The comparison he makes between other religions, in particular between Hinduism and Christianity, is curious. Kraemer expresses that while Hinduism lacks a strict orthodoxy and is based on common religious practices without the need for a shared conviction, Christianity, on the other hand, depends on an orthodoxy, a common conviction that is capable of articulating essential beliefs such as life, death and resurrection; thus, the knowledge of truth in Christians is not only symbolic, but realistic, it is a historical truth-, and on the other hand, the diversity between the concepts of truth, revelation and religious knowledge.
As a Christian - personal commentary, if I may - just these brief lines in a sort of comparison and contrast, have aroused in me an inner feeling of gratitude for the gift we undeservedly receive, having this reality that surpasses us, that embraces us without exhausting us, that we assume without corrupting it, with which we unite without losing our personal being, our individuality.
Community dimension of faith
Now, we go a step further, we cannot remain in the experience of faith lived in individuality, but we must enter into the community dimension, and in community we are able to receive a particular and fundamental impulse in the life of Christians: the mission, a mission that arises from the certainty that the Christian revelation is something real and concrete, and not just a set of empty ideasIt is not an interpretation that is diluted in the midst of other religions "similar" to this one, that is not the point. It is a project that was born in a specific subject, which has had its own history, its own process of foundation and institution.
Christianity attempts to understand and develop revealed truths within a coherent framework, focusing attention on producing a theology capable of dialoguing with reason and philosophy, making it inseparable from faith itself.
However, in spite of the greatness of the Christian faith experience, it is curious that since then there has been talk of a crisis of theologyIn other words, of reflection. The root of the root is to have manipulated Sacred Scripture, coining a series of historical and literary methods, reducing it in every sense of the word.
Revelation, in itself, does not depend entirely on the data that Sacred Scripture can contain, although it does correspond to what the sacred book offers.
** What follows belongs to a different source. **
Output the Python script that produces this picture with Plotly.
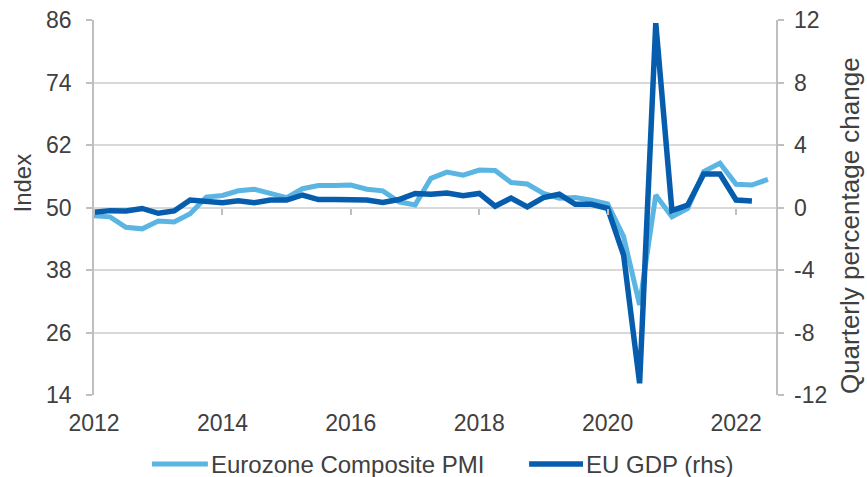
import plotly.graph_objects as go

# Quarterly dates (points plotted at quarter positions)
dates = [
    "2012-01-01", "2012-04-01", "2012-07-01", "2012-10-01",
    "2013-01-01", "2013-04-01", "2013-07-01", "2013-10-01",
    "2014-01-01", "2014-04-01", "2014-07-01", "2014-10-01",
    "2015-01-01", "2015-04-01", "2015-07-01", "2015-10-01",
    "2016-01-01", "2016-04-01", "2016-07-01", "2016-10-01",
    "2017-01-01", "2017-04-01", "2017-07-01", "2017-10-01",
    "2018-01-01", "2018-04-01", "2018-07-01", "2018-10-01",
    "2019-01-01", "2019-04-01", "2019-07-01", "2019-10-01",
    "2020-01-01", "2020-04-01", "2020-07-01", "2020-10-01",
    "2021-01-01", "2021-04-01", "2021-07-01", "2021-10-01",
    "2022-01-01", "2022-04-01", "2022-07-01",
]

pmi = [48.4, 48.2, 46.2, 45.9, 47.4, 47.2, 48.8, 52.0,
       52.3, 53.2, 53.5, 52.8, 51.9, 53.6, 54.2, 54.2,
       54.3, 53.5, 53.2, 51.1, 50.5, 55.6, 56.8, 56.2,
       57.2, 57.1, 54.8, 54.5, 52.7, 51.8, 51.9, 51.4,
       50.7, 44.4, 31.3, 52.4, 48.2, 49.8, 56.9, 58.5,
       54.45, 54.3, 55.4]

gdp = [-0.31, -0.20, -0.22, -0.06, -0.37, -0.22, 0.48, 0.37,
       0.30, 0.43, 0.30, 0.48, 0.48, 0.80, 0.51, 0.51,
       0.51, 0.48, 0.32, 0.51, 0.90, 0.85, 0.93, 0.75,
       0.90, 0.08, 0.60, 0.04, 0.64, 0.85, 0.21, 0.21,
       -0.05, -3.04, -11.25, 11.80, -0.20, 0.16, 2.14, 2.14,
       0.48, 0.42]

series_names = ["Eurozone Composite PMI", "EU GDP (rhs)"]
year_ticks = ["2012-01-01", "2014-01-01", "2016-01-01", "2018-01-01", "2020-01-01", "2022-01-01"]
year_labels = ["2012", "2014", "2016", "2018", "2020", "2022"]
left_ticks = [14, 26, 38, 50, 62, 74, 86]
right_ticks = [-12, -8, -4, 0, 4, 8, 12]
right_labels = ["-12", "-8", "-4", "0", "4", "8", "12"]

LIGHT = "#5AB5E2"
DARK = "#065DAD"
GRID = "#D9D9D9"
AXIS = "#BFBFBF"
TXT = "#404040"
FONT = "Liberation Sans, Arial, sans-serif"
x_range = ["2012-01-01", "2022-08-16"]

fig = go.Figure()
fig.add_trace(go.Scatter(x=dates, y=pmi, mode="lines", name=series_names[0],
                         line=dict(color=LIGHT, width=5), xaxis="x", yaxis="y", showlegend=False))
fig.add_trace(go.Scatter(x=dates[:len(gdp)], y=gdp, mode="lines", name=series_names[1],
                         line=dict(color=DARK, width=5.5), xaxis="x2", yaxis="y2", showlegend=False))

# manual legend (paper coords relative to plot area)
leg_y = -0.184
shapes = [
    dict(type="line", xref="paper", yref="paper", x0=0.085, x1=0.167, y0=leg_y, y1=leg_y,
         line=dict(color=LIGHT, width=5)),
    dict(type="line", xref="paper", yref="paper", x0=0.638, x1=0.717, y0=leg_y, y1=leg_y,
         line=dict(color=DARK, width=5.5)),
]
annotations = [
    dict(text=series_names[0], xref="paper", yref="paper", x=0.168, y=leg_y,
         xanchor="left", yanchor="middle", showarrow=False, font=dict(size=24, color=TXT)),
    dict(text=series_names[1], xref="paper", yref="paper", x=0.718, y=leg_y,
         xanchor="left", yanchor="middle", showarrow=False, font=dict(size=24, color=TXT)),
    dict(text="Index", xref="paper", yref="paper", x=-0.105, y=0.565,
         xanchor="center", yanchor="middle", textangle=-90, showarrow=False,
         font=dict(size=24, color=TXT)),
    dict(text="Quarterly percentage change", xref="paper", yref="paper", x=1.1085, y=0.453,
         xanchor="center", yanchor="middle", textangle=-90, showarrow=False,
         font=dict(size=26, color=TXT)),
]
# right-axis tick labels, left aligned next to the axis (placed on the y2 scale)
for v, lab in zip(right_ticks, right_labels):
    annotations.append(dict(text=lab, xref="paper", yref="y2", x=1.0235, y=v,
                            xanchor="left", yanchor="middle", showarrow=False,
                            font=dict(size=23, color=TXT)))

fig.update_layout(
    width=867, height=477,
    margin=dict(l=94, r=91, t=20, b=82, autoexpand=False),
    paper_bgcolor="white", plot_bgcolor="white",
    font=dict(family=FONT, size=23, color=TXT),
    showlegend=False,
    shapes=shapes,
    annotations=annotations,
    xaxis=dict(type="date", range=x_range, tickvals=year_ticks, ticktext=year_labels,
               showgrid=False, zeroline=False, showline=False, ticks="",
               ticklabelstandoff=12, tickfont=dict(size=23, color=TXT)),
    xaxis2=dict(type="date", range=x_range, overlaying="x", anchor="free", position=0.5,
                tickvals=year_ticks, showticklabels=False, showgrid=False, zeroline=False,
                showline=False, ticks="outside", ticklen=6, tickcolor=AXIS, tickwidth=1.5),
    yaxis=dict(range=[14, 86], tickvals=left_ticks, showgrid=True, gridcolor=GRID, gridwidth=1.5,
               zeroline=False, showline=True, linecolor=AXIS, linewidth=1.5,
               ticks="outside", ticklen=6, tickcolor=AXIS, tickwidth=1.5,
               ticklabelstandoff=10, tickfont=dict(size=23, color=TXT)),
    yaxis2=dict(range=[-12, 12], tickvals=right_ticks, showticklabels=False,
                overlaying="y", side="right", anchor="x",
                showgrid=False, zeroline=False, showline=True, linecolor=AXIS, linewidth=1.5,
                ticks="outside", ticklen=6, tickcolor=AXIS, tickwidth=1.5),
)

fig.write_html("out.html", config={"displayModeBar": False})

# remove default page margin so the figure sits at the window's top-left corner
with open("out.html", "r", encoding="utf-8") as f:
    html = f.read()
html = html.replace("<head>", "<head><style>html,body{margin:0;padding:0;overflow:hidden;}</style>", 1)
with open("out.html", "w", encoding="utf-8") as f:
    f.write(html)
The entire content of faith cannot be justified by what Scripture indicates, without taking into account the other fields of Revelation, namely Tradition and the Magisterium.
The faith of Christians is based on a living community of faith that is capable of giving meaning and context to Revelation, that assumes it, that shares it; it is a community that not only interprets the texts, but lives them through the sacraments and catechesis, which no longer depend on the will of the Church, but on its very nature.
Finally, taking up again the idea raised by Ratzinger, I would like to echo an element that has attracted my attention, and that is the fact that it is affirmed that faith is a "Yes" to a concrete Truth, a Truth that demands to be announced and understood, a Truth that is proclaimed, or at least should be, by Christianity, a Truth whose identity has a concrete face: Jesus of Nazareth.. A Jesus who is not a symbolic element of faith, on the contrary, is real, an authentic historical event with real implications for the whole of humanity, which is why he cannot be interchanged with other accounts of religions that preach about divinity.